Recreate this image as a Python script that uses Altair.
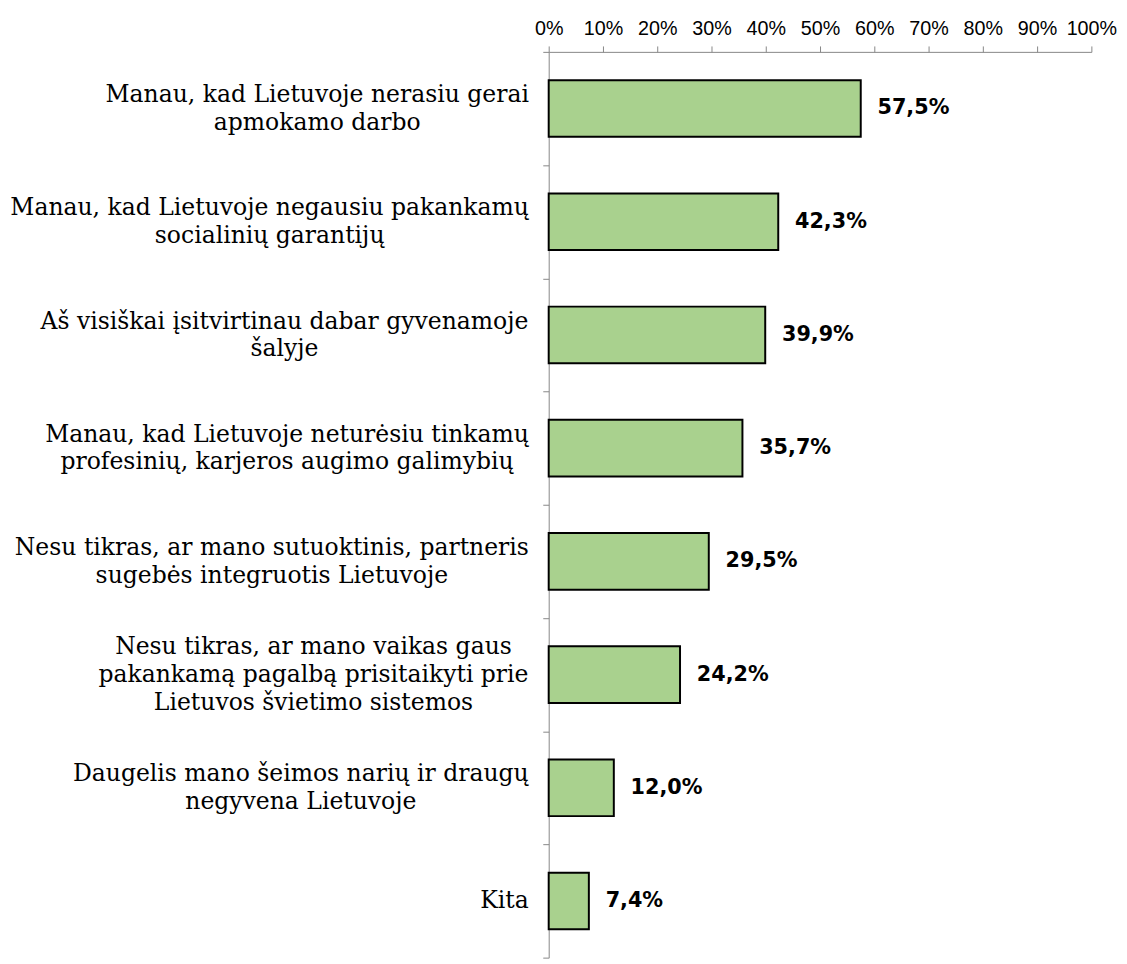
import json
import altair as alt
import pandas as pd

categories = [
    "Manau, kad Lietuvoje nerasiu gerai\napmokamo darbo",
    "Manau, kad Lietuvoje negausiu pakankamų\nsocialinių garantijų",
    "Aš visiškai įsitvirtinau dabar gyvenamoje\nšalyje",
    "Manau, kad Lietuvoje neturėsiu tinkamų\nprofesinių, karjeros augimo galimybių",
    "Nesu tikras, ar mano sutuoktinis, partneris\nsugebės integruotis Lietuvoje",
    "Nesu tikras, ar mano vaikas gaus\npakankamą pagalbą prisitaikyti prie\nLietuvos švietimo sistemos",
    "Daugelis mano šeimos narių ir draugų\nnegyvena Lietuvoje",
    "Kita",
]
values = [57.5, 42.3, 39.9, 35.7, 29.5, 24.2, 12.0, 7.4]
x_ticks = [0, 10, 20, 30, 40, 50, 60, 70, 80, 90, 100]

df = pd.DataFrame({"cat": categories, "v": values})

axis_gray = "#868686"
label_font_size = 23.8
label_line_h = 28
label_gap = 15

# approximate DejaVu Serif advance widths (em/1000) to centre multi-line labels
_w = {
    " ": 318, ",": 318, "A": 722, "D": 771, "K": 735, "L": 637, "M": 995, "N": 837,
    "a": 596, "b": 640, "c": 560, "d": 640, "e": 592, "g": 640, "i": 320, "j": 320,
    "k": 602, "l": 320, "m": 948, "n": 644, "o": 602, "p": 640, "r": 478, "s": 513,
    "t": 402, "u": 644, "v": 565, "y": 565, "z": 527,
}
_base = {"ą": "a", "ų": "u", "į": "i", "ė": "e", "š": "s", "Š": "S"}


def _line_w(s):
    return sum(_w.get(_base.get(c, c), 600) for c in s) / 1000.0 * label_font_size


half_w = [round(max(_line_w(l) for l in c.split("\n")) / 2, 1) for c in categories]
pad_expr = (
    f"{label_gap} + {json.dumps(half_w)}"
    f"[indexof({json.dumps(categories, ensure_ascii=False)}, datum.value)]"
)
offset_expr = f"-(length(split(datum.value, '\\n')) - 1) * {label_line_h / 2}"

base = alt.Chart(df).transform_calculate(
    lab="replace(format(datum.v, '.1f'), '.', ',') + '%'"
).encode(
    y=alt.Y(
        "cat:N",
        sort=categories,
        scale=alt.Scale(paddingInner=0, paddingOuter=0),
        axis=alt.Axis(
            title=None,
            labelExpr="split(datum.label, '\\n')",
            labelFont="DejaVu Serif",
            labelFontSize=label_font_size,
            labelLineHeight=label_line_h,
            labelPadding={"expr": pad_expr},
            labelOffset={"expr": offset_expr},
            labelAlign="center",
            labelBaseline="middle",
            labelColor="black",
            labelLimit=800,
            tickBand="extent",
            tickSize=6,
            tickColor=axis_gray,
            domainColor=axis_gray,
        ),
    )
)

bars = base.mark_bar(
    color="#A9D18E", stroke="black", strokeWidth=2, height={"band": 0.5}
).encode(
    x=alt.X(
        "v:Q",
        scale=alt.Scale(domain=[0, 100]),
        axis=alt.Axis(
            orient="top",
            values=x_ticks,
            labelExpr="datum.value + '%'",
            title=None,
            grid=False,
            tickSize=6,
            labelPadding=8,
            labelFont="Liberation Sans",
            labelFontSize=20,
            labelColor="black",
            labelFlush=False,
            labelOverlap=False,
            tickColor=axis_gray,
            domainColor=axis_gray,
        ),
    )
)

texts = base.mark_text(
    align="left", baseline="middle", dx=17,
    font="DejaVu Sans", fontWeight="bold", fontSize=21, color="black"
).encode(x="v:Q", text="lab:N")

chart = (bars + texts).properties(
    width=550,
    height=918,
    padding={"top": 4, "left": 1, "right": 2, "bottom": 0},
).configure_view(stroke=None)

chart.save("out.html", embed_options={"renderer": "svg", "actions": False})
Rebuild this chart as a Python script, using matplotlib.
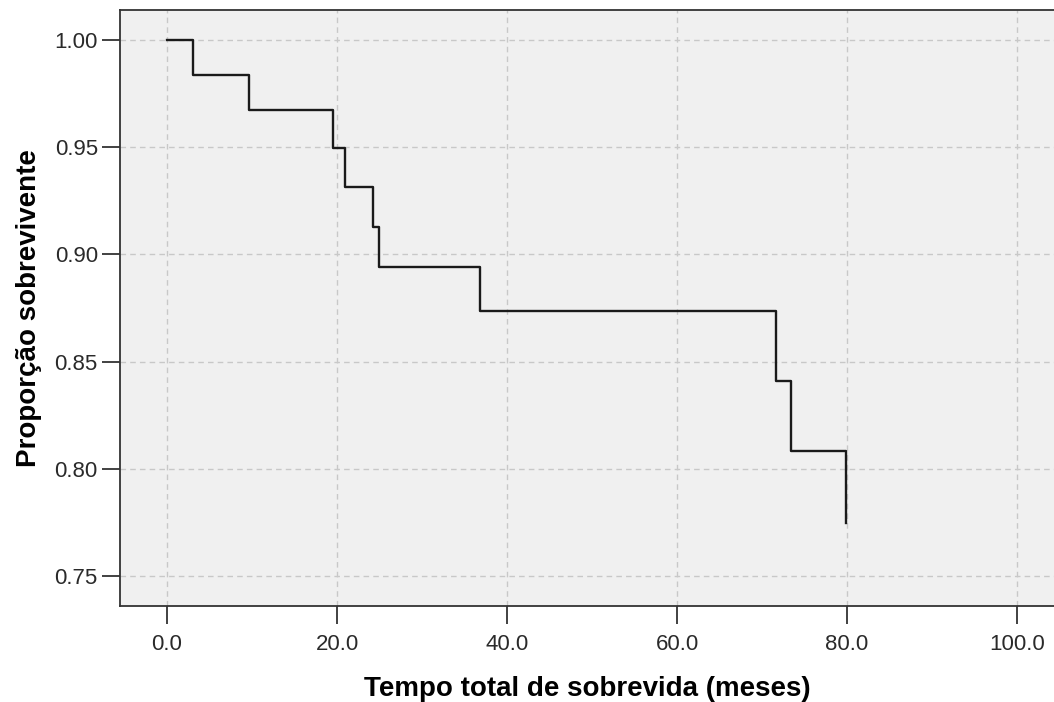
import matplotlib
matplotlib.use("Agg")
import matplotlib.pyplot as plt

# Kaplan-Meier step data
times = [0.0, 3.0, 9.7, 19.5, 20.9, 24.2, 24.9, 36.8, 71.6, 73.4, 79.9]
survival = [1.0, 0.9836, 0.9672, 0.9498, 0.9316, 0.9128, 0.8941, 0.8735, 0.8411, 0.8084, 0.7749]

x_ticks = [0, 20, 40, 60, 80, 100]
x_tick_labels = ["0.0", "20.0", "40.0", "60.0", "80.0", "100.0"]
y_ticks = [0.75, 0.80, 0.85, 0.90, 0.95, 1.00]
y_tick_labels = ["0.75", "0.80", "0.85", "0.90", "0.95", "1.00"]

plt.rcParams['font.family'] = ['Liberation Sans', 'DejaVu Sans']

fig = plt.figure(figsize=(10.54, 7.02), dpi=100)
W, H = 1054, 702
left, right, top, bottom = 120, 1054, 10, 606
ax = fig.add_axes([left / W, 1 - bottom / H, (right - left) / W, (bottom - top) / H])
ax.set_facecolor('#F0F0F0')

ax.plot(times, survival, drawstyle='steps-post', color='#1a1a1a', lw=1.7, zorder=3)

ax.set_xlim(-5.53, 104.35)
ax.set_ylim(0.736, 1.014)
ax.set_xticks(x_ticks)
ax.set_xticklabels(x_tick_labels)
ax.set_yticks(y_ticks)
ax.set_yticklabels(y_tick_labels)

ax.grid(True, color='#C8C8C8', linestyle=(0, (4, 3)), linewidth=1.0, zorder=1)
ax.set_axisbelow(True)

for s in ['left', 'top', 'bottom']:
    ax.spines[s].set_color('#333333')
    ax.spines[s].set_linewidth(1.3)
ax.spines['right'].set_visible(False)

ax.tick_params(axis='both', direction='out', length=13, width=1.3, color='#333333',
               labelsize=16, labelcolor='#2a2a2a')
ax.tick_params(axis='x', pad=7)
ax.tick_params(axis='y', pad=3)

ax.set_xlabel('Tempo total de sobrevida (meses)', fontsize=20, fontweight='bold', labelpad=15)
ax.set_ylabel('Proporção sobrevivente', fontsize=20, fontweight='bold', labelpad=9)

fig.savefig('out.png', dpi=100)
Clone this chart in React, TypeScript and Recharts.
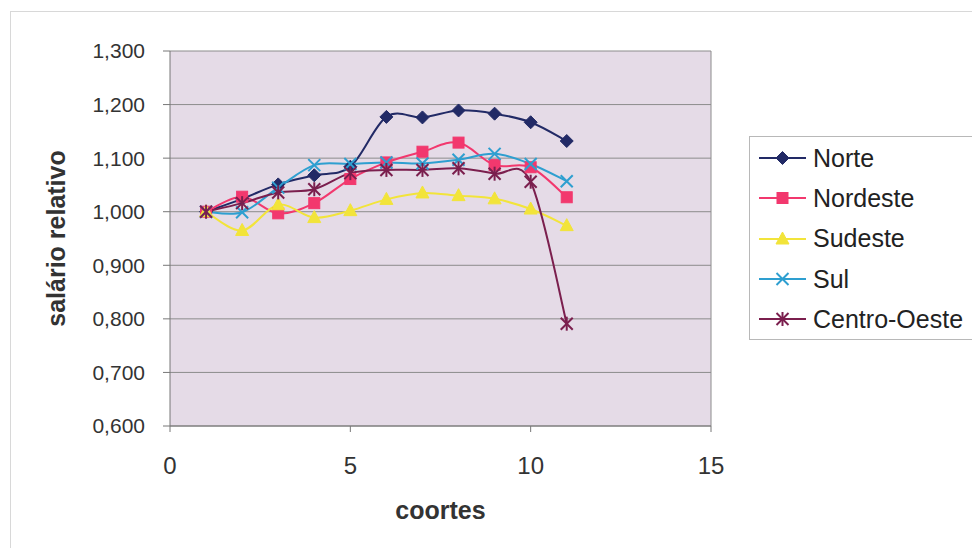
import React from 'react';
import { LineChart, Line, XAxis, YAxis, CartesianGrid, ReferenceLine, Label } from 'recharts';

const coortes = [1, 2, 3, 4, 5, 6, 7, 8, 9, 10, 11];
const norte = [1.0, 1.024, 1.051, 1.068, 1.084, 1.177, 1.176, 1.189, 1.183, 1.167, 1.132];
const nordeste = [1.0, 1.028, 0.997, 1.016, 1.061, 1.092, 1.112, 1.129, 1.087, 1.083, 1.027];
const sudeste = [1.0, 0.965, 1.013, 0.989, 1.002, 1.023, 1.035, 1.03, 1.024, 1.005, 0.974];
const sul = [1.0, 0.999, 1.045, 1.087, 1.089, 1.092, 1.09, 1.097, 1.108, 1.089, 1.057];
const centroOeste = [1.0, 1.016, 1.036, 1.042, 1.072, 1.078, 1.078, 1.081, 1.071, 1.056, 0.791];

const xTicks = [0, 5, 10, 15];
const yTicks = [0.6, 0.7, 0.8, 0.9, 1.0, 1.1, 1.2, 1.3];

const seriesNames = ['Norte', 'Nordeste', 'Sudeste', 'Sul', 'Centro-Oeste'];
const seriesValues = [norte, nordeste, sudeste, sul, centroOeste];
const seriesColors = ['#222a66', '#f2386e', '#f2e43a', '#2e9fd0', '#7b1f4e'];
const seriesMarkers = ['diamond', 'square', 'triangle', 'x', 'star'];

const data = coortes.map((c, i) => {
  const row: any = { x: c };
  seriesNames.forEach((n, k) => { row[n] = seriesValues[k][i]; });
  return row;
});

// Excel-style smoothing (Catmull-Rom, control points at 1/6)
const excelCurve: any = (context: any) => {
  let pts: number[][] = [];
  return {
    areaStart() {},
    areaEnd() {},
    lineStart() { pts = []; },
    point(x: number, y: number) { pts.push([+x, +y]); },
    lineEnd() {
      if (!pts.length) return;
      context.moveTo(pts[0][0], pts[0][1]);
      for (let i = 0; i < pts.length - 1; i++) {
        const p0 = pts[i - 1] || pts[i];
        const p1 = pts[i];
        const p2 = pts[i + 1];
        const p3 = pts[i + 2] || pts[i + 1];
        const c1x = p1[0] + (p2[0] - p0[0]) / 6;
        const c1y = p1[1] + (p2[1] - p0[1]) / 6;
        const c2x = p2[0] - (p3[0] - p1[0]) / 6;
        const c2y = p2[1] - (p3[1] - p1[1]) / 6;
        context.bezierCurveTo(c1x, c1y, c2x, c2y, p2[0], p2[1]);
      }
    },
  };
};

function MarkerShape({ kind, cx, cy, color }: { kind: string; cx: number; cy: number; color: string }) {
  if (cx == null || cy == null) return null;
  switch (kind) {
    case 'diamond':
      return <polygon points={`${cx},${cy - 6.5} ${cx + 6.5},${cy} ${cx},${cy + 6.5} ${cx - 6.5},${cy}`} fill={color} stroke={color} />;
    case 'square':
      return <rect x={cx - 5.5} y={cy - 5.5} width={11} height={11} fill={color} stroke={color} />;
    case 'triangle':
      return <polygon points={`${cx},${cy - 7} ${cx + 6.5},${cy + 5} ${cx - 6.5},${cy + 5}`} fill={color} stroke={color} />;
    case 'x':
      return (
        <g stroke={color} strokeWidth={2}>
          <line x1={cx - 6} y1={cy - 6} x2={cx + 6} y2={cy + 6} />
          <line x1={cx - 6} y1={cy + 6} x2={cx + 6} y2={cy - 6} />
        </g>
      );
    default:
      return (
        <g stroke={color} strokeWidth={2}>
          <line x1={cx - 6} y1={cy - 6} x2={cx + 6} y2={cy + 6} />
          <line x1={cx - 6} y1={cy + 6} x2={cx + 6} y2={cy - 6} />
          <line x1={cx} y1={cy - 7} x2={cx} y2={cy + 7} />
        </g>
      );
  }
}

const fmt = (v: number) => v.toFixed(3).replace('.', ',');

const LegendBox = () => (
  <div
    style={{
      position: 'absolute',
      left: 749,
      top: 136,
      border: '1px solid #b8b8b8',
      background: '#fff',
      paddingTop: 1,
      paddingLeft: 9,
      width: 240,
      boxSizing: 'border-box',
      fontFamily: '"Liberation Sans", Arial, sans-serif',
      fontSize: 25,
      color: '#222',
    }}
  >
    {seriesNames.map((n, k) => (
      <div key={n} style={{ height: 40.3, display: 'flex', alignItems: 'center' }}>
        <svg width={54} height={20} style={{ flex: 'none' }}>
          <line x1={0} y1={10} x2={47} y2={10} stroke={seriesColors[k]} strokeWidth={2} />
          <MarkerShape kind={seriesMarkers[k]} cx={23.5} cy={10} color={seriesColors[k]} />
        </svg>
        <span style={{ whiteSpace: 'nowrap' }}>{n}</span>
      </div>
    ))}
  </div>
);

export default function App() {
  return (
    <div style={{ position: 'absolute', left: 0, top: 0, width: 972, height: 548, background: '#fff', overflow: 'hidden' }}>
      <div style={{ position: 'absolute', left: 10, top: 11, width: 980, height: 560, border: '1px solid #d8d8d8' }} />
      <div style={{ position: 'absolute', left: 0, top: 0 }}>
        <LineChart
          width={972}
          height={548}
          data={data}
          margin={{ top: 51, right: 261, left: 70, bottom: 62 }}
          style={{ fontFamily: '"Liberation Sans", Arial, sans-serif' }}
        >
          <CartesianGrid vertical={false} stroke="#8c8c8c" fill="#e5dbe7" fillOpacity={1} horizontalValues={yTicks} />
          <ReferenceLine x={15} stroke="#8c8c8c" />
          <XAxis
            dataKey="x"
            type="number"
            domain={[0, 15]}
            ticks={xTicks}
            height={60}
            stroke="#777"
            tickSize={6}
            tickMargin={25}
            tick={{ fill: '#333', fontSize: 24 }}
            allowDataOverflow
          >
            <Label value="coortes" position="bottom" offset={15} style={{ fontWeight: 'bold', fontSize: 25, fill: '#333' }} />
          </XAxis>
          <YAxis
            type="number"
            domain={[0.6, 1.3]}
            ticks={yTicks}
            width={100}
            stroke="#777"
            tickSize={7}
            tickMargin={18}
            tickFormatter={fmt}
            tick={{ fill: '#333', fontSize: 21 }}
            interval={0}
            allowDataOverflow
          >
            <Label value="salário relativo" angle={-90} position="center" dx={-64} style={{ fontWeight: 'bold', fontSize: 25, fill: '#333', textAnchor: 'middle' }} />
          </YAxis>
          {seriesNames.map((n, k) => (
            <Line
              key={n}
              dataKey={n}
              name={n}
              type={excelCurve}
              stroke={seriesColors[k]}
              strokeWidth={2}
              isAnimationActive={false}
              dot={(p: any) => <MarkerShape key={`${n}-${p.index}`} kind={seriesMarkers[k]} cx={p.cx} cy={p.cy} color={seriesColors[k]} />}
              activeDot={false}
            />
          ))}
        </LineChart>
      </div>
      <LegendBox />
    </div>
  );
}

◆ ◆ ◆ ◆ ◆

WHAT YOU HAVE TO DO
Retype the section that opens with the line holding "Rebuild this chart" and closes with the line holding "ax.set_yticklabels(y_tick_labels)", exactly as it reads, without any pictures.

TASK RESPONSE
Rebuild this chart as a Python script, using matplotlib.
import matplotlib
matplotlib.use("Agg")
import matplotlib.pyplot as plt

# Kaplan-Meier step data
times = [0.0, 3.0, 9.7, 19.5, 20.9, 24.2, 24.9, 36.8, 71.6, 73.4, 79.9]
survival = [1.0, 0.9836, 0.9672, 0.9498, 0.9316, 0.9128, 0.8941, 0.8735, 0.8411, 0.8084, 0.7749]

x_ticks = [0, 20, 40, 60, 80, 100]
x_tick_labels = ["0.0", "20.0", "40.0", "60.0", "80.0", "100.0"]
y_ticks = [0.75, 0.80, 0.85, 0.90, 0.95, 1.00]
y_tick_labels = ["0.75", "0.80", "0.85", "0.90", "0.95", "1.00"]

plt.rcParams['font.family'] = ['Liberation Sans', 'DejaVu Sans']

fig = plt.figure(figsize=(10.54, 7.02), dpi=100)
W, H = 1054, 702
left, right, top, bottom = 120, 1054, 10, 606
ax = fig.add_axes([left / W, 1 - bottom / H, (right - left) / W, (bottom - top) / H])
ax.set_facecolor('#F0F0F0')

ax.plot(times, survival, drawstyle='steps-post', color='#1a1a1a', lw=1.7, zorder=3)

ax.set_xlim(-5.53, 104.35)
ax.set_ylim(0.736, 1.014)
ax.set_xticks(x_ticks)
ax.set_xticklabels(x_tick_labels)
ax.set_yticks(y_ticks)
ax.set_yticklabels(y_tick_labels)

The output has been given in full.